Alert on anomalies that appear on multiple days (persistence). This removes single-day blips:

WITH recent_anomalies AS (
SELECT
case_name,
time_series_id,
COUNT(*) as anomaly_days
FROM `{PROJECT}.{OUTPUTS_DATASET}.anomaly_detection_report`
WHERE source = 'anomaly_detection'
AND is_anomaly = TRUE
AND is_strong_series = TRUE
AND date >= DATE_SUB(CURRENT_DATE(), INTERVAL 3 DAY)
GROUP BY case_name, time_series_id
)
SELECT *
FROM recent_anomalies
WHERE anomaly_days >= 2

This finds time series that showed anomalies on at least 2 days in the last 3 days. These are worth paying attention to.

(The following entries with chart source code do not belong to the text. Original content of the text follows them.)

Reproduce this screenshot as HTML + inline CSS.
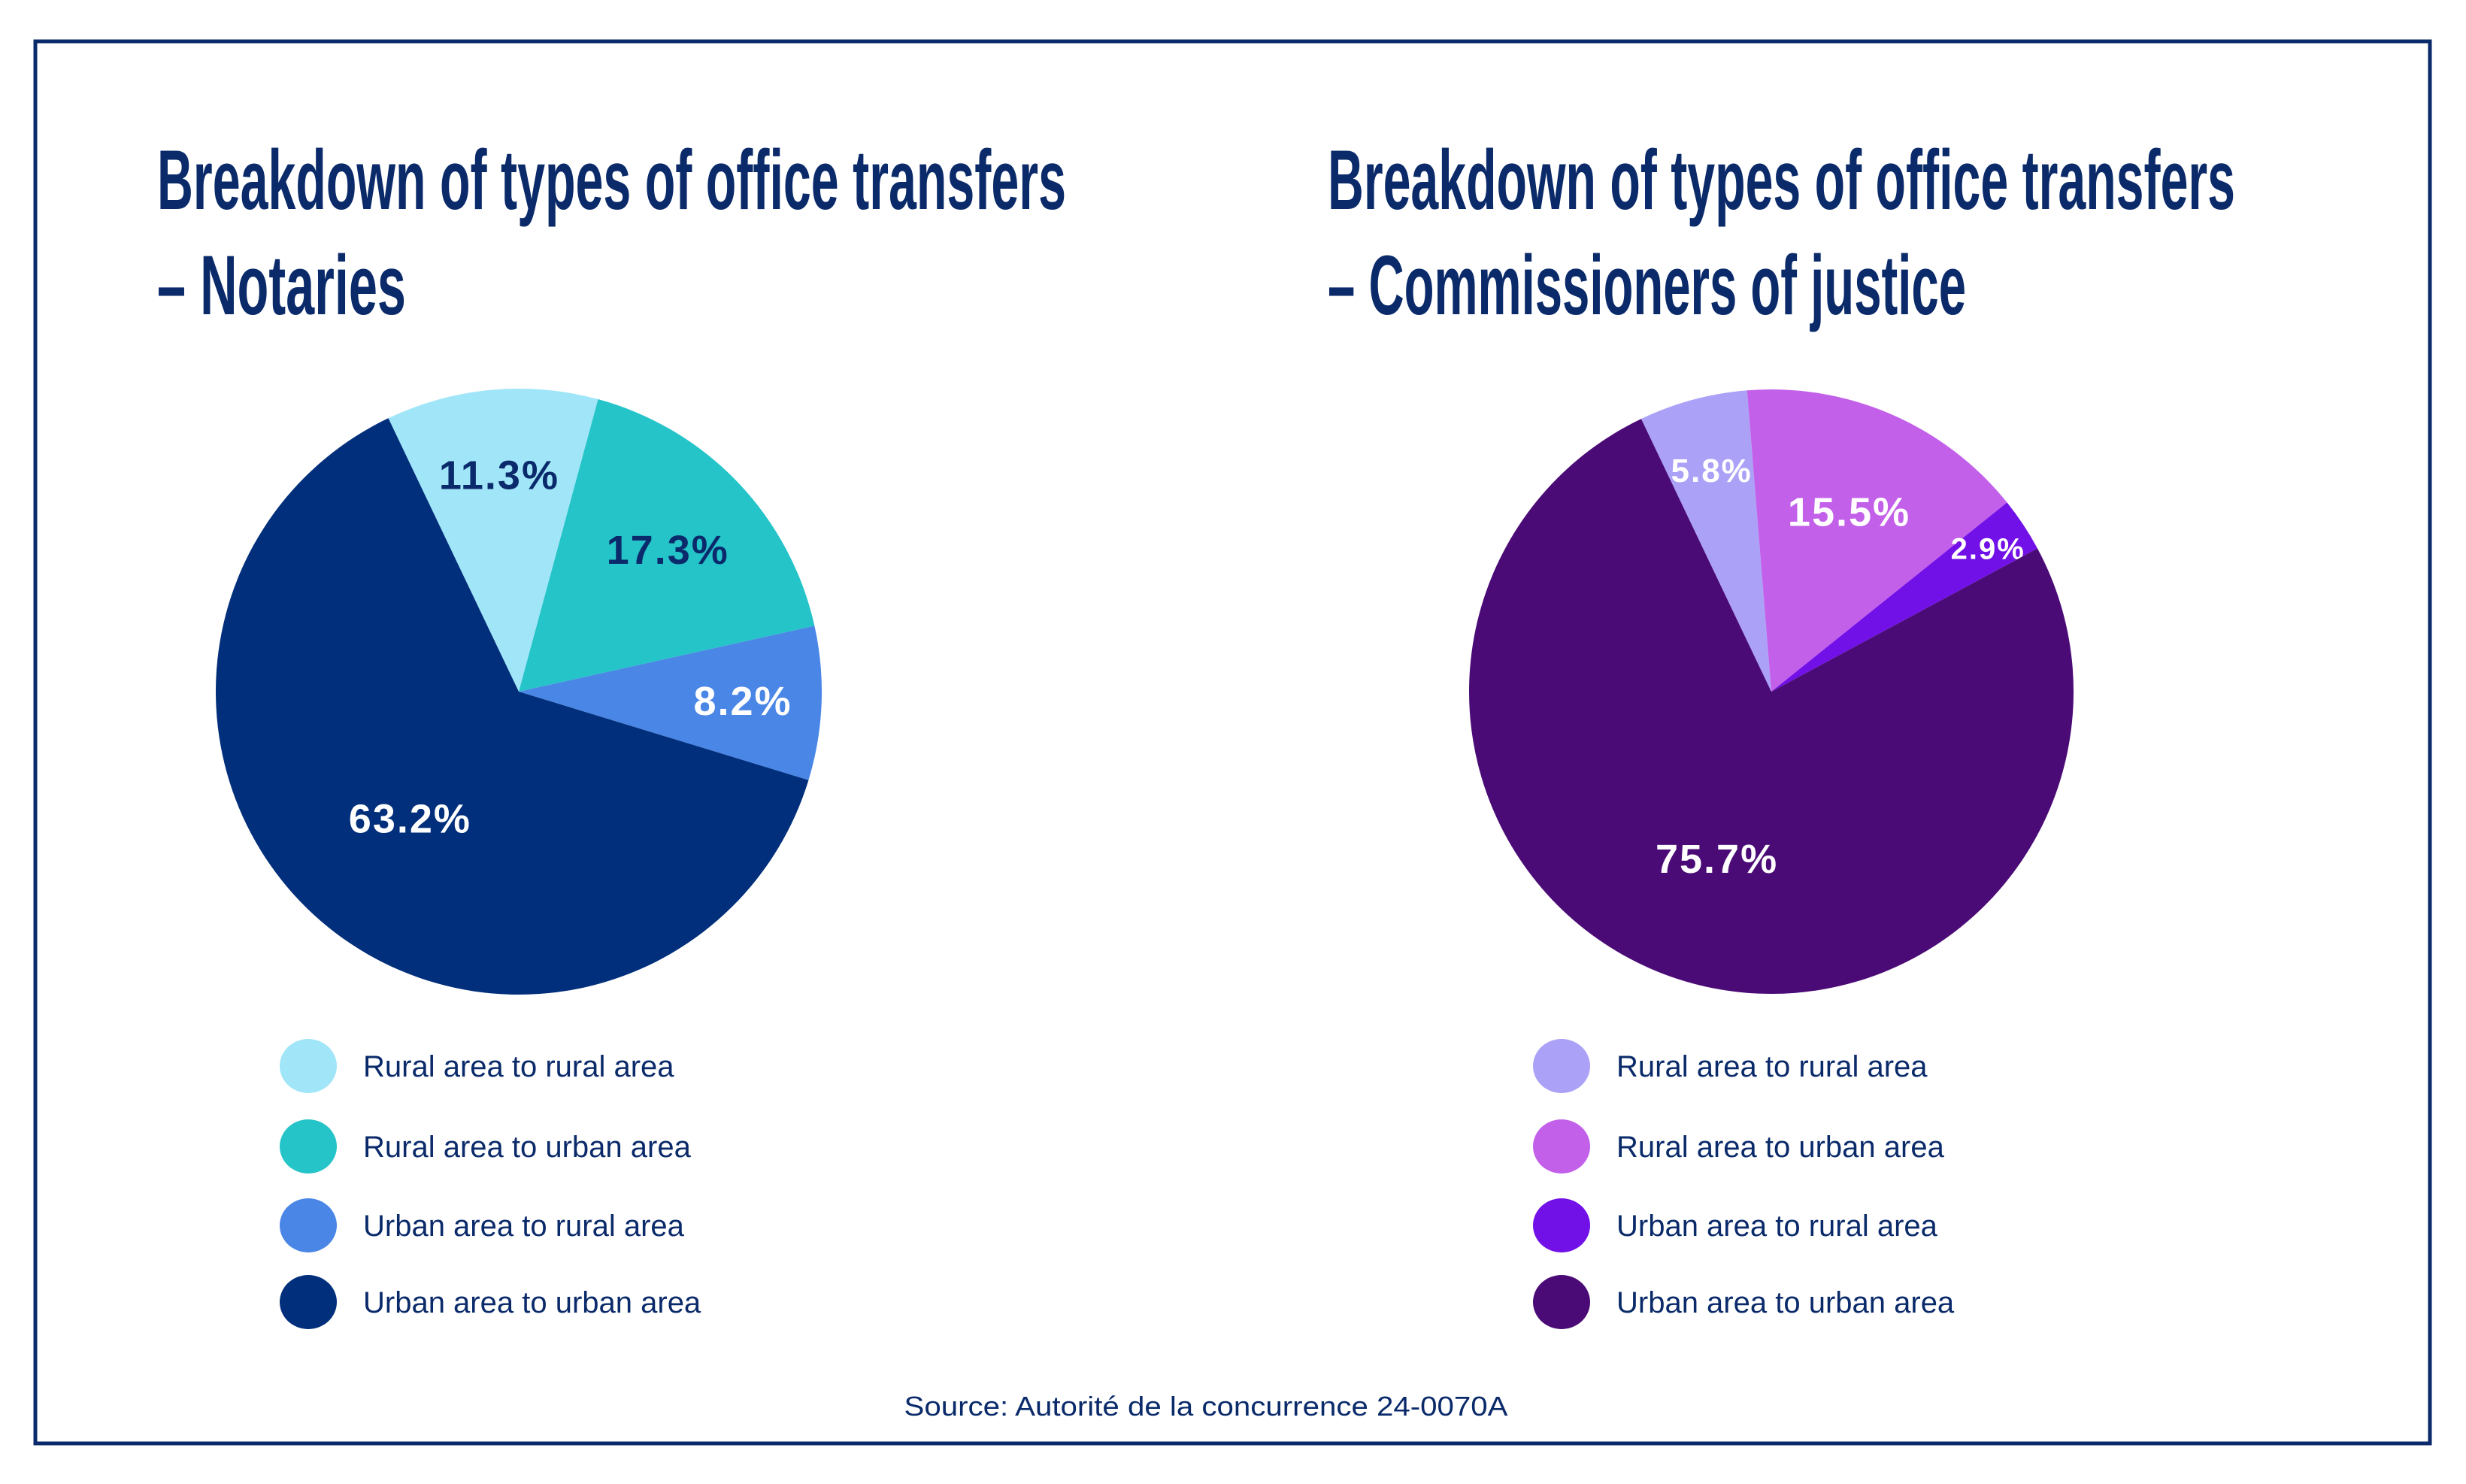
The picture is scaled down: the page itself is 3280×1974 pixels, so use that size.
<!DOCTYPE html>
<html><head><meta charset="utf-8"><style>
html,body{margin:0;padding:0;background:#fff}
svg{display:block}
text{font-family:"Liberation Sans",sans-serif}
</style></head><body>
<svg id="chart" width="3280" height="1974" viewBox="0 0 3280 1974" xmlns="http://www.w3.org/2000/svg">
<rect x="47" y="55" width="3185" height="1865" fill="#fff" stroke="#0b2a6b" stroke-width="5"/>
<g fill="#0a2a6a" font-weight="bold" font-size="112">
<text x="209" y="278" textLength="1209" lengthAdjust="spacingAndGlyphs">Breakdown of types of office transfers</text>
<text x="209" y="418" textLength="331" lengthAdjust="spacingAndGlyphs">– Notaries</text>
</g>
<g fill="#0a2a6a" font-weight="bold" font-size="112">
<text x="1766" y="278" textLength="1207" lengthAdjust="spacingAndGlyphs">Breakdown of types of office transfers</text>
<text x="1766" y="418" textLength="849" lengthAdjust="spacingAndGlyphs">– Commissioners of justice</text>
</g>
<g id="pies"></g>
<text x="1604" y="1883" text-anchor="middle" font-size="36" fill="#0a2a6a" textLength="803" lengthAdjust="spacingAndGlyphs">Source: Autorité de la concurrence 24-0070A</text>
</svg>
<script>
const categories = ["Rural area to rural area","Rural area to urban area","Urban area to rural area","Urban area to urban area"];
const notariesValues = [11.3, 17.3, 8.2, 63.2];
const justiceValues = [5.8, 15.5, 2.9, 75.7];
const notariesLabels = ["11.3%","17.3%","8.2%","63.2%"];
const justiceLabels = ["5.8%","15.5%","2.9%","75.7%"];
const notariesColors = ["#a0e6f8","#25c4c9","#4a86e6","#012f7b"];
const justiceColors = ["#aba1f7","#c360ea","#7210e8","#4b0b76"];

const NS = "http://www.w3.org/2000/svg";
const root = document.getElementById("pies");
function mk(tag, attrs, parent){const e=document.createElementNS(NS,tag);for(const k in attrs)e.setAttribute(k,attrs[k]);parent.appendChild(e);return e;}

function drawPie(name, cx, cy, r, values, labels, colors, labelColors, labelSizes, labelRad, legendX){
  const g = mk("g",{},root);
  
  
  const total = values.reduce((a,b)=>a+b,0);
  let a0 = -25.5*Math.PI/180;
  const pt=(a,rr)=>[cx+rr*Math.sin(a), cy-rr*Math.cos(a)];
  values.forEach((v,i)=>{
    const a1 = a0 + v/total*2*Math.PI;
    const p0=pt(a0,r), p1=pt(a1,r);
    const large = (a1-a0)>Math.PI?1:0;
    const p = mk("path",{d:`M${cx},${cy} L${p0[0]},${p0[1]} A${r},${r} 0 ${large} 1 ${p1[0]},${p1[1]} Z`, fill:colors[i]}, g);
    
    
    const mid=(a0+a1)/2, lp=pt(mid, r*labelRad[i]);
    const t = mk("text",{x:lp[0], y:lp[1]+labelSizes[i]*0.36, "text-anchor":"middle", "font-size":labelSizes[i], "font-weight":"bold", fill:labelColors[i], "letter-spacing":"2"}, g);
    t.textContent = labels[i];
    
    
    a0=a1;
  });
  const lg = mk("g",{},root);
  
  
  const ys=[1418,1525,1630,1732];
  categories.forEach((c,i)=>{
    const e = mk("g",{},lg);
    
    
    const m = mk("ellipse",{cx:legendX, cy:ys[i], rx:38, ry:36, fill:colors[i]}, e);
    
    
    const t = mk("text",{x:legendX+73, y:ys[i]+14, "font-size":40, fill:"#0a2a6a"}, e);
    t.textContent=c;
    
    
  });
}
drawPie("notaries", 690, 920, 403, notariesValues, notariesLabels, notariesColors,
  ["#0b2a6b","#0b2a6b","#ffffff","#ffffff"], [54,54,54,54], [0.72,0.68,0.74,0.55], 410);
drawPie("justice", 2356, 920, 402, justiceValues, justiceLabels, justiceColors,
  ["#ffffff","#ffffff","#ffffff","#ffffff"], [44,54,40,54], [0.76,0.65,0.86,0.58], 2077);
</script>
</body></html>
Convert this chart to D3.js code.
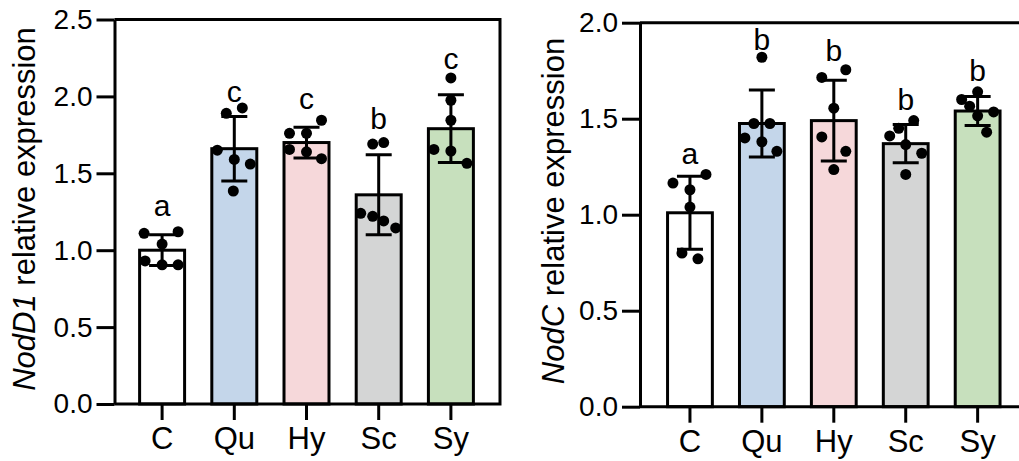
<!DOCTYPE html>
<html>
<head>
<meta charset="utf-8">
<script src="https://cdn.jsdelivr.net/npm/d3@7"></script>
<style>
  body { margin: 0; background: #fff; }
  svg { display: block; font-family: "Liberation Sans", Arial, sans-serif; }
</style>
</head>
<body>
<svg id="chart" width="1019" height="461"></svg>
<script>
// groups + fill colours shared by both panels
const groups = ['C', 'Qu', 'Hy', 'Sc', 'Sy'];
const barColors = ['#ffffff', '#c4d6ea', '#f6d8da', '#d4d5d5', '#c7e0bd'];

// NodD1 panel
const nodD1Ticks = [0, 0.5, 1.0, 1.5, 2.0, 2.5];
const nodD1Means = [1.00, 1.66, 1.70, 1.36, 1.79];
const nodD1Sd = [0.10, 0.21, 0.10, 0.26, 0.22];
const nodD1Points = [
    [1.11, 1.12, 1.04, 0.93, 0.905, 0.905],
    [1.89, 1.925, 1.65, 1.59, 1.56, 1.385],
    [1.76, 1.76, 1.845, 1.655, 1.64, 1.595],
    [1.69, 1.70, 1.24, 1.22, 1.19, 1.145],
    [2.12, 1.975, 1.845, 1.655, 1.645, 1.565]
];
const nodD1Letters = ['a', 'c', 'c', 'b', 'c'];
const nodD1LetterY = [1.22, 1.965, 1.92, 1.79, 2.18];

// NodC panel
const nodCTicks = [0, 0.5, 1.0, 1.5, 2.0];
const nodCMeans = [1.01, 1.475, 1.49, 1.37, 1.54];
const nodCSd = [0.19, 0.175, 0.21, 0.10, 0.075];
const nodCPoints = [
    [1.165, 1.21, 1.13, 1.04, 0.80, 0.77],
    [1.82, 1.475, 1.475, 1.40, 1.38, 1.33],
    [1.715, 1.755, 1.555, 1.405, 1.33, 1.235],
    [1.49, 1.45, 1.41, 1.365, 1.32, 1.21],
    [1.64, 1.60, 1.565, 1.535, 1.515, 1.43]
];
const nodCLetters = ['a', 'b', 'b', 'b', 'b'];
const nodCLetterY = [1.265, 1.86, 1.80, 1.545, 1.695];

// horizontal scatter of the dots inside each bar (px from bar centre)
const nodD1Jitter = [
    [-18, 16, 0, -17, 0, 16],
    [-8, 8, -17, 0, 16, -1],
    [-17, 0, 15, -17, 0, 15],
    [-6, 5, -18, -6, 5, 17],
    [0, 0, 0, -17, 0, 16]
];
const nodCJitter = [
    [-17, 16, 0, 0, -8, 8],
    [0, -8, 8, -17, 0, 15],
    [-12, 12, 0, -12, 12, 0],
    [8, -7, -16, 0, 16, 0],
    [0, -16, -8, 16, 0, 9]
];

const svg = d3.select('#chart');

function drawPanel(p) {
    const g = svg.append('g');

    const xScale = d3.scaleBand()
        .domain(groups)
        .range([p.bandStart, p.bandEnd])
        .paddingInner(0.377)
        .paddingOuter(0.1885);

    const yScale = d3.scaleLinear()
        .domain([0, d3.max(p.ticks)])
        .range([p.bottom, p.top]);

    const bw = xScale.bandwidth();
    const cx = d => xScale(d) + bw / 2;

    // bars
    g.selectAll('rect.bar')
        .data(groups)
        .join('rect')
        .attr('class', 'bar')
        .attr('x', d => xScale(d))
        .attr('width', bw)
        .attr('y', (d, i) => yScale(p.means[i]))
        .attr('height', (d, i) => yScale(0) - yScale(p.means[i]))
        .style('fill', (d, i) => barColors[i])
        .style('stroke', '#000')
        .style('stroke-width', 3);

    // error bars
    groups.forEach((grp, i) => {
        const hi = yScale(p.means[i] + p.sd[i]);
        const lo = yScale(p.means[i] - p.sd[i]);
        const x0 = cx(grp);
        g.append('path')
            .attr('d', `M${x0},${lo}V${hi}M${x0 - 13},${hi}H${x0 + 13}M${x0 - 13},${lo}H${x0 + 13}`)
            .style('fill', 'none')
            .style('stroke', '#000')
            .style('stroke-width', 3);
    });

    // dots
    groups.forEach((grp, i) => {
        g.selectAll(null)
            .data(p.points[i])
            .join('circle')
            .attr('cx', (d, j) => cx(grp) + p.jitter[i][j])
            .attr('cy', d => yScale(d))
            .attr('r', 5.5)
            .style('fill', '#000');
    });

    // significance letters
    g.selectAll('text.sig')
        .data(groups)
        .join('text')
        .attr('class', 'sig')
        .attr('x', d => cx(d))
        .attr('y', (d, i) => yScale(p.letterY[i]))
        .attr('text-anchor', 'middle')
        .style('font-size', '30px')
        .text((d, i) => p.letters[i]);

    // frame (top, right, bottom)
    g.append('path')
        .attr('d', `M${p.axisX},${p.top}H${p.right}V${p.bottom}H${p.axisX}`)
        .style('fill', 'none')
        .style('stroke', '#000')
        .style('stroke-width', 3);

    const yAxis = g.append('g')
        .attr('transform', `translate(${p.axisX},0)`)
        .call(d3.axisLeft(yScale).tickValues(p.ticks).tickFormat(d3.format('.1f'))
            .tickSize(18).tickSizeOuter(0).tickPadding(4));
    yAxis.selectAll('path, line').style('stroke', '#000').style('stroke-width', 3);
    yAxis.selectAll('text').style('font-size', '28px').style('fill', '#000')
        .style('font-family', '"Liberation Sans", Arial, sans-serif');

    const xAxis = g.append('g')
        .attr('transform', `translate(0,${p.bottom})`)
        .call(d3.axisBottom(xScale).tickSize(16).tickSizeOuter(0).tickPadding(7));
    xAxis.select('.domain').remove();
    xAxis.selectAll('line').style('stroke', '#000').style('stroke-width', 3);
    xAxis.selectAll('text').style('font-size', '31px').style('fill', '#000')
        .style('font-family', '"Liberation Sans", Arial, sans-serif');

    // y title
    const title = g.append('text')
        .attr('transform', `translate(${p.titleX},${p.titleY}) rotate(-90)`)
        .attr('text-anchor', 'middle')
        .style('font-size', '31px');
    title.append('tspan').style('font-style', 'italic').text(p.gene);
    title.append('tspan').text(' relative expression');
}

drawPanel({
    gene: 'NodD1', ticks: nodD1Ticks, means: nodD1Means, sd: nodD1Sd,
    points: nodD1Points, jitter: nodD1Jitter, letters: nodD1Letters, letterY: nodD1LetterY,
    axisX: 114.5, right: 500, top: 19.5, bottom: 404,
    bandStart: 126, bandEnd: 487, titleX: 35, titleY: 209
});

drawPanel({
    gene: 'NodC', ticks: nodCTicks, means: nodCMeans, sd: nodCSd,
    points: nodCPoints, jitter: nodCJitter, letters: nodCLetters, letterY: nodCLetterY,
    axisX: 640, right: 1028, top: 22.7, bottom: 406.7,
    bandStart: 654, bandEnd: 1013.6, titleX: 564, titleY: 211
});
</script>
</body>
</html>
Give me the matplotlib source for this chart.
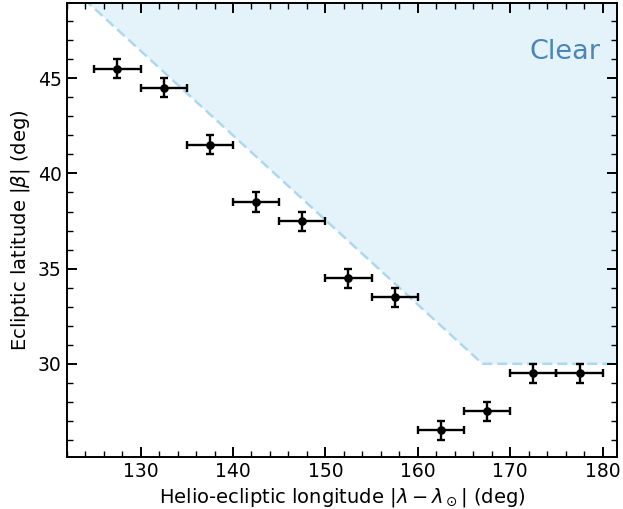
import matplotlib
matplotlib.use("Agg")
import matplotlib.pyplot as plt
from matplotlib.ticker import MultipleLocator

# binned detections: bin centre, half-width, latitude and its uncertainty
lon = [127.5, 132.5, 137.5, 142.5, 147.5, 152.5, 157.5, 162.5, 167.5, 172.5, 177.5]
lon_err = [2.5] * len(lon)
lat = [45.5, 44.5, 41.5, 38.5, 37.5, 34.5, 33.5, 26.5, 27.5, 29.5, 29.5]
lat_err = [0.5] * len(lat)

# boundary of the clear region
clear_lon = [122, 167, 183]
clear_lat = [50, 30, 30]

fig = plt.figure(figsize=(6.23, 5.09), dpi=100)
ax = fig.add_axes([0.107, 0.102, 0.884, 0.892])

ax.fill_between(clear_lon, clear_lat, 50, color="#e4f3fa", lw=0, zorder=0)
ax.plot(clear_lon, clear_lat, ls=(0, (4, 2)), color="#acd8f0", lw=1.8, zorder=1)
ax.text(175.9, 46.4, "Clear", color="#4a86b8", fontsize=19.5, ha="center", va="center")

ax.errorbar(lon, lat, xerr=lon_err, yerr=lat_err, fmt="o", color="black",
            ms=5.2, elinewidth=1.7, capsize=3, capthick=1.7, zorder=3)

ax.set_xlim(122, 181.6)
ax.set_ylim(25.1, 48.95)
ax.xaxis.set_major_locator(MultipleLocator(10))
ax.xaxis.set_minor_locator(MultipleLocator(2))
ax.yaxis.set_major_locator(MultipleLocator(5))
ax.yaxis.set_minor_locator(MultipleLocator(1))
ax.tick_params(which="both", direction="in", top=True, right=True, labelsize=13.5)
ax.tick_params(which="major", length=7, width=1.4)
ax.tick_params(which="minor", length=4, width=1.0)
for s in ax.spines.values():
    s.set_linewidth(1.4)

ax.set_xlabel(r"Helio-ecliptic longitude $|\lambda - \lambda_\odot|$ (deg)", fontsize=14)
ax.set_ylabel(r"Ecliptic latitude $|\beta|$ (deg)", fontsize=14)

fig.savefig("out.png", dpi=100)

Alert based on impact threshold

Find anomalies that are both persistent and significant:

WITH candidate_anomalies AS (
SELECT
date,
case_name,
time_series_id,
metric_value,
lower_bound,
upper_bound,
CASE
WHEN metric_value > upper_bound
THEN ROUND(100 * (metric_value - upper_bound) / upper_bound, 1)
WHEN metric_value < lower_bound
THEN ROUND(100 * (lower_bound - metric_value) / lower_bound, 1)
ELSE 0
END AS percent_off_expected
FROM `{PROJECT}.{OUTPUTS_DATASET}.anomaly_detection_report`
WHERE source = 'anomaly_detection'
AND is_anomaly = TRUE
AND is_strong_series = TRUE
AND date >= DATE_SUB(CURRENT_DATE(), INTERVAL 7 DAY)
),
persistence_check AS (
SELECT
case_name,
time_series_id,
COUNT(*) as anomaly_days
FROM candidate_anomalies
GROUP BY case_name, time_series_id
)
SELECT
c.date,
c.case_name,
c.time_series_id,
c.metric_value,
c.lower_bound,
c.upper_bound,
c.percent_off_expected,
p.anomaly_days
FROM candidate_anomalies c
JOIN persistence_check p USING (case_name, time_series_id)
WHERE p.anomaly_days >= 2
AND c.percent_off_expected >= 15 -- Adjust threshold as needed
ORDER BY c.percent_off_expected DESC, c.date DESC

Adjust the percent_off_expected >= 15 threshold based on your tolerance for false positives.

Monitoring queries

Anomaly volume by case

See how many anomalies each case is generating:

SELECT
case_name,
COUNT(*) as anomaly_count,
COUNT(DISTINCT time_series_id) as affected_series,
MIN(date) as first_anomaly,
MAX(date) as latest_anomaly
FROM `{PROJECT}.{OUTPUTS_DATASET}.anomaly_detection_report`
WHERE source = 'anomaly_detection'
AND is_anomaly = TRUE
AND date >= DATE_SUB(CURRENT_DATE(), INTERVAL 30 DAY)
GROUP BY case_name
ORDER BY anomaly_count DESC

Use this to understand which cases are producing the most alerts and whether patterns are changing over time.

Most affected series

See which time series are generating the most anomalies:

SELECT
case_name,
time_series_id,
COUNT(*) as anomaly_count,
MIN(date) as first_anomaly,
MAX(date) as latest_anomaly
FROM `{PROJECT}.{OUTPUTS_DATASET}.anomaly_detection_report`
WHERE source = 'anomaly_detection'
AND is_anomaly = TRUE
AND is_strong_series = TRUE
AND date >= DATE_SUB(CURRENT_DATE(), INTERVAL 30 DAY)
GROUP BY case_name, time_series_id
ORDER BY anomaly_count DESC
LIMIT 20

This helps you identify chronic problems (series that alert repeatedly) versus one-off blips.

Debugging queries

Check series strength

Verify which series have enough data to be reliable:

SELECT
case_name,
time_series_id,
is_strong_series,
COUNT(*) as total_observations,
COUNT(CASE WHEN source = 'training' THEN 1 END) as training_rows,
COUNT(CASE WHEN source = 'anomaly_detection' THEN 1 END) as detection_rows
FROM `{PROJECT}.{OUTPUTS_DATASET}.anomaly_detection_report`
GROUP BY case_name, time_series_id, is_strong_series
HAVING COUNT(*) < 100
ORDER BY case_name, is_strong_series DESC

This shows series that might not have enough data for reliable detection.

Training data coverage

See which date ranges are covered by training data:

SELECT
case_name,
time_series_id,
MIN(date) as first_date,
MAX(date) as last_date,
COUNT(*) as observation_count
FROM `{PROJECT}.{OUTPUTS_DATASET}.anomaly_detection_report`
WHERE source = 'training'
GROUP BY case_name, time_series_id
ORDER BY last_date DESC, case_name

Use this to confirm the module is training on the expected date range.